Robust Spike-Based Continual Meta-Learning Improved by Restricted Minimum Error Entropy Criterion

The spiking neural network (SNN) is regarded as a promising candidate to deal with the great challenges presented by current machine learning techniques, including the high energy consumption induced by deep neural networks. However, there is still a great gap between SNNs and the online meta-learning performance of artificial neural networks. Importantly, existing spike-based online meta-learning models do not target the robust learning based on spatio-temporal dynamics and superior machine learning theory. In this invited article, we propose a novel spike-based framework with minimum error entropy, called MeMEE, using the entropy theory to establish the gradient-based online meta-learning scheme in a recurrent SNN architecture.
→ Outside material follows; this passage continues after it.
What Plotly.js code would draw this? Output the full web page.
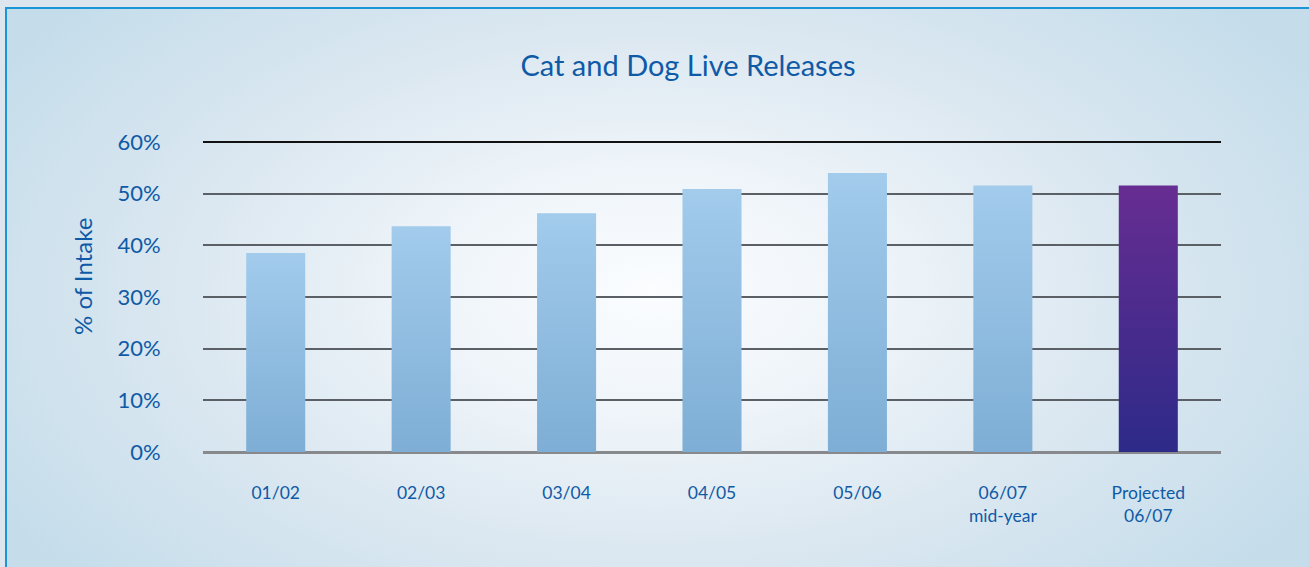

We examine the performance based on various types of tasks, including autonomous navigation and the working memory test. The experimental results show that the proposed MeMEE model can effectively improve the accuracy and the robustness of the spike-based meta-learning performance. More importantly, the proposed MeMEE model emphasizes the application of the modern information theoretic learning approach on the state-of-the-art spike-based learning algorithms. Therefore, in this invited paper, we provide new perspectives for further integration of advanced information theory in machine learning to improve the learning performance of SNNs, which could be of great merit to applied developments with spike-based neuromorphic systems.